Written problem - Each line of the data that includes the string "matplotlib" is to be copied out.

(Extracted data entries)
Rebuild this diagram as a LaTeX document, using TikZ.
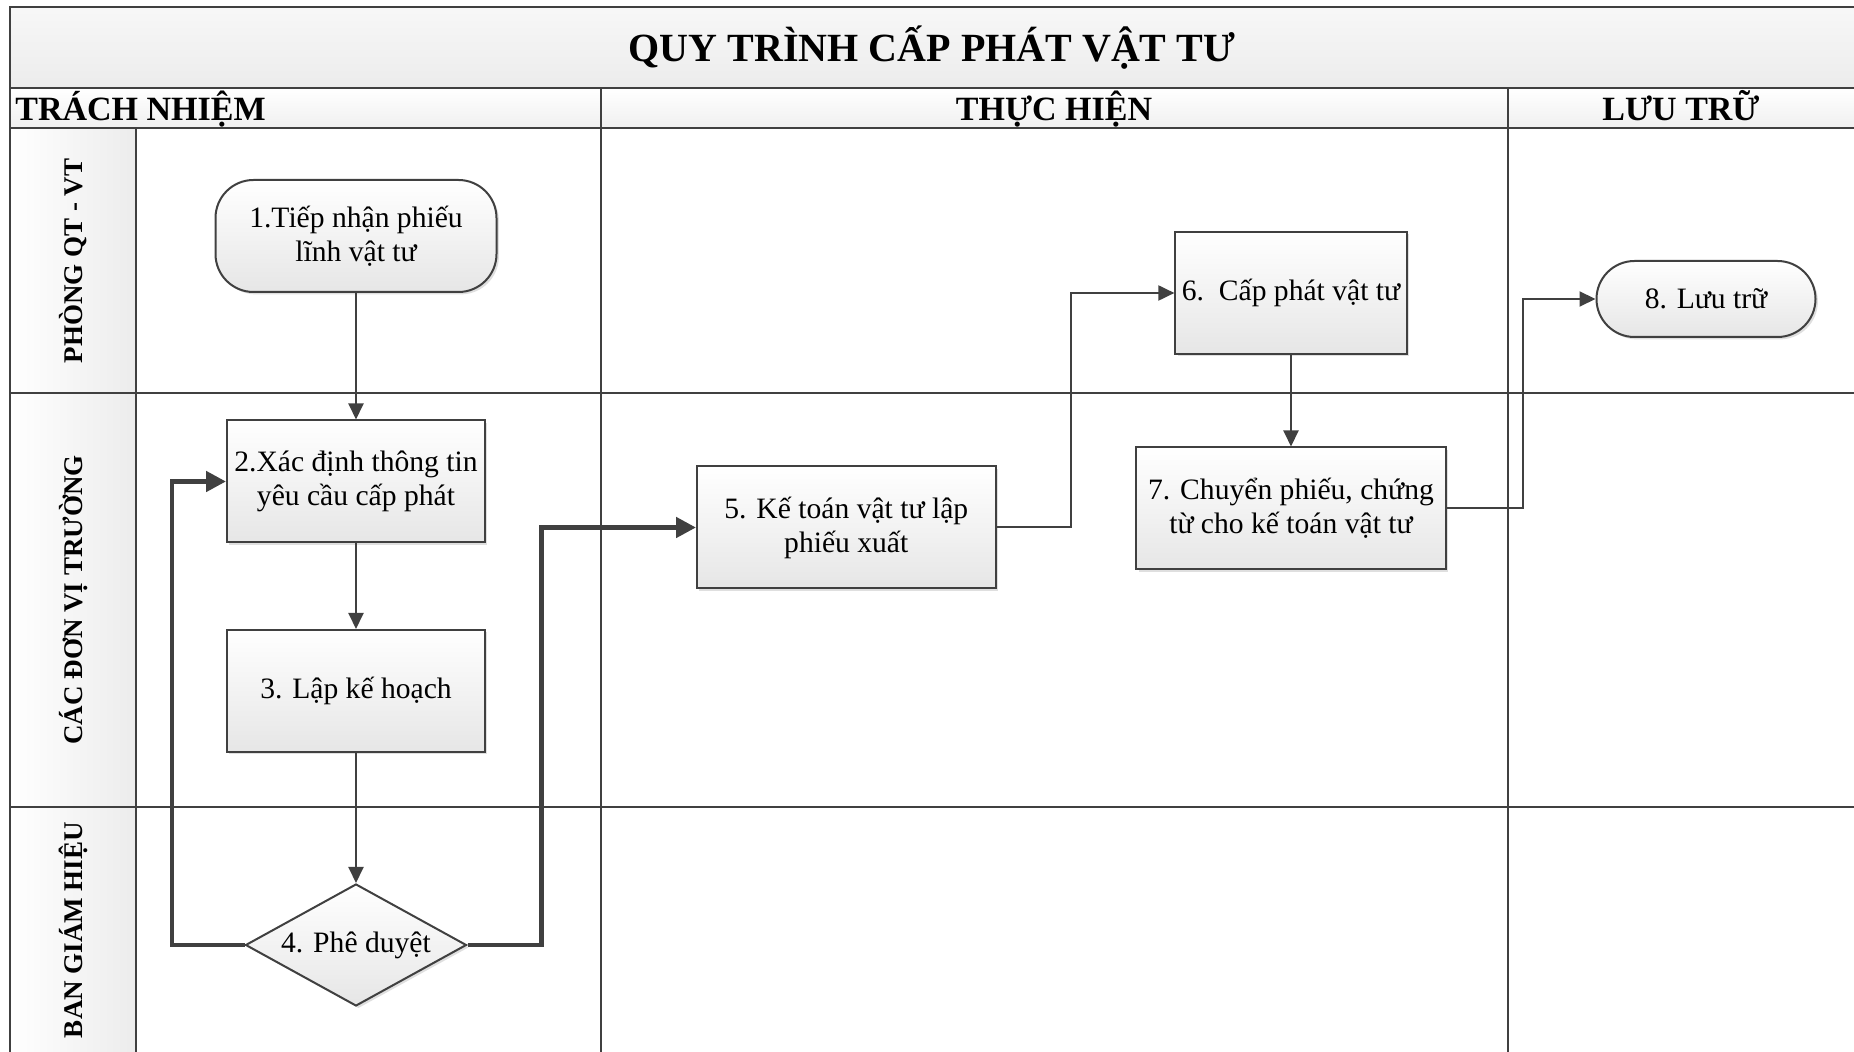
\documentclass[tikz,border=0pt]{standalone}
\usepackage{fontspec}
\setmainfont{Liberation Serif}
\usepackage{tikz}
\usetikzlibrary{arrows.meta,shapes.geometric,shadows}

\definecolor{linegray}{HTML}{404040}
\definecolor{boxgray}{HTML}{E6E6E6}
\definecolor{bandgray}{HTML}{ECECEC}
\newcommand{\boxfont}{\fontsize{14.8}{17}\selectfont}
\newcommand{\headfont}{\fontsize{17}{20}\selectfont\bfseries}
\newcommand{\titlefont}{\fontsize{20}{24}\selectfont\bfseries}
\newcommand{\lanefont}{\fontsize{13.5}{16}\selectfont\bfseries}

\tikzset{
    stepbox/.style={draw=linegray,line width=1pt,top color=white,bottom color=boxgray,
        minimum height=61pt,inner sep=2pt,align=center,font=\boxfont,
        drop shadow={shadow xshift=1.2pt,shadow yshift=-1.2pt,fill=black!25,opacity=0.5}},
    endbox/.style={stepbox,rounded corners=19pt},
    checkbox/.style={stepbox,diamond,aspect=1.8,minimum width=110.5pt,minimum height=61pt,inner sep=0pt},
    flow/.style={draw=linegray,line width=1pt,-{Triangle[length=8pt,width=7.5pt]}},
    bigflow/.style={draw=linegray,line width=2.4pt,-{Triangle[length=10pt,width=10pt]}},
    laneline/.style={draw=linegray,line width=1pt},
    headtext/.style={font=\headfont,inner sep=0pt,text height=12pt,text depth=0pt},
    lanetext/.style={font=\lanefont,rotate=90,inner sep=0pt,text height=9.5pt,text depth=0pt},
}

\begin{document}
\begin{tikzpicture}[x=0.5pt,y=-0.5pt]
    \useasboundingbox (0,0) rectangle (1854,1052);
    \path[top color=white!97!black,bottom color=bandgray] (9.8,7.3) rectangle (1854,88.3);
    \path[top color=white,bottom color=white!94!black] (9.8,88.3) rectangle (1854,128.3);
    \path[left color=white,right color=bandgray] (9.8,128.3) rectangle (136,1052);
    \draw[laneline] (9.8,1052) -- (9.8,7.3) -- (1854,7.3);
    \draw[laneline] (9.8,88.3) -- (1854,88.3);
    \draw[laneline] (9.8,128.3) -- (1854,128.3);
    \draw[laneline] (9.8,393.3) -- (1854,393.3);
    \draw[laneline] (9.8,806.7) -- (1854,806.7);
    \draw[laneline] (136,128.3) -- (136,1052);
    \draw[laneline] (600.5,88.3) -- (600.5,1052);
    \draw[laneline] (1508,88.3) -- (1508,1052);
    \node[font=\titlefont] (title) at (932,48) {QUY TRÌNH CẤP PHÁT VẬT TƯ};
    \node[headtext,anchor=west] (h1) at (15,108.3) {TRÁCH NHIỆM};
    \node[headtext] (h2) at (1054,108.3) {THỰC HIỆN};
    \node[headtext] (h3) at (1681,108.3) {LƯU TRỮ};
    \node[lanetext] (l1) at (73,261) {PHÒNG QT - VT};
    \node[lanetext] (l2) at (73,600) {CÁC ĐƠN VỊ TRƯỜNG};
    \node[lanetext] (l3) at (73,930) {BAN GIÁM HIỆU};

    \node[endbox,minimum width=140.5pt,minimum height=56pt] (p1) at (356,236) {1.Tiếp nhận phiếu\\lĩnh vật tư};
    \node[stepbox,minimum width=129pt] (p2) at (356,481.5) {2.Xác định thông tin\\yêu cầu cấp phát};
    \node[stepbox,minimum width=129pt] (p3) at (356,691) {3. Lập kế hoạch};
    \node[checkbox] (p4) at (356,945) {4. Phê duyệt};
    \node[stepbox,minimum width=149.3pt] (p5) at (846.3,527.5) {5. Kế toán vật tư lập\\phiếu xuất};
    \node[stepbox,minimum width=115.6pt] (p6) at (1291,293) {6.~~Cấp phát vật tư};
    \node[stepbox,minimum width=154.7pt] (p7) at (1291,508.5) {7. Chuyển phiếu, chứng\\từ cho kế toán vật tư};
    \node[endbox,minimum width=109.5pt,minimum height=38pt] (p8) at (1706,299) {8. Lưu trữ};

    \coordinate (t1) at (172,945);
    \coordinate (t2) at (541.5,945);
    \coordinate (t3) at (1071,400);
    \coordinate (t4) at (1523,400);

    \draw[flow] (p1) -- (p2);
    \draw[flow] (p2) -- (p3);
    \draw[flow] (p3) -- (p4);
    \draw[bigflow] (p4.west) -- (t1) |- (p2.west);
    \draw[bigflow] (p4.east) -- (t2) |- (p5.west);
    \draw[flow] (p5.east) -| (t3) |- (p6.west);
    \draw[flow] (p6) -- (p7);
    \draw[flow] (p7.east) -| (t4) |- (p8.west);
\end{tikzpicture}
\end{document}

--

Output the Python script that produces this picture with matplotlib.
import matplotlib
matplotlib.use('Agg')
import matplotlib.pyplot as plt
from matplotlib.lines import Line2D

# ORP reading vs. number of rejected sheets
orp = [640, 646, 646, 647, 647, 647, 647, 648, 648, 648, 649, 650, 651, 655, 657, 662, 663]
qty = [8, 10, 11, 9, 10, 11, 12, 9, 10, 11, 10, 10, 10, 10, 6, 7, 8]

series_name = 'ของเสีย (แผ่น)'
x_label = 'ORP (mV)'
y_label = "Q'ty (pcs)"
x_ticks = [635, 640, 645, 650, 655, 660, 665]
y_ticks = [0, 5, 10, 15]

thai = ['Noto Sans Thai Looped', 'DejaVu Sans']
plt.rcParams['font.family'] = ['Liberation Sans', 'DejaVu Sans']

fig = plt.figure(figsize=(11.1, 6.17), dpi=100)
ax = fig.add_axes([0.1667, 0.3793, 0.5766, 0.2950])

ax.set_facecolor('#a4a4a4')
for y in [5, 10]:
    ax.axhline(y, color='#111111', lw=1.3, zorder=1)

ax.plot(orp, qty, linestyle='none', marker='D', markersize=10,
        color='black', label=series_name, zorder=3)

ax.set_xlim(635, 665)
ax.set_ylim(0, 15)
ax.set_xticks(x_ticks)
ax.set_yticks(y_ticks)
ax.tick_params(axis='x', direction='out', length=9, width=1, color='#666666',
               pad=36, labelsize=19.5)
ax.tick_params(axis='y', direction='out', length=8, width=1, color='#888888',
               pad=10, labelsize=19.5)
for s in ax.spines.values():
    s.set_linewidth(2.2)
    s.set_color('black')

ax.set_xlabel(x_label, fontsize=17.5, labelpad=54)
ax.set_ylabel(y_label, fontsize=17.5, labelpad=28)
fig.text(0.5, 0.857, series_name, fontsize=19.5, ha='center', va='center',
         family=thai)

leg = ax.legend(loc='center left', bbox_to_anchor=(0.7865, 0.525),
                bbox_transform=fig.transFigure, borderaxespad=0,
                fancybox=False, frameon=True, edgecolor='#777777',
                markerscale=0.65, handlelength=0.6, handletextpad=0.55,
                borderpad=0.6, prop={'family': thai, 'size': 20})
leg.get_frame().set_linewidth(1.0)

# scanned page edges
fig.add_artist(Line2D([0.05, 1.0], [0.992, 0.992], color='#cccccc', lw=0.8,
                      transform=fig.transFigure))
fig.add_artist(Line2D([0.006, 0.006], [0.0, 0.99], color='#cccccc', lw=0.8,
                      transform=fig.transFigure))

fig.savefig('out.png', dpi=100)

Answer for this exercise -
Output the Python script that produces this picture with matplotlib.
import matplotlib
matplotlib.use('Agg')
import matplotlib.pyplot as plt
from matplotlib.lines import Line2D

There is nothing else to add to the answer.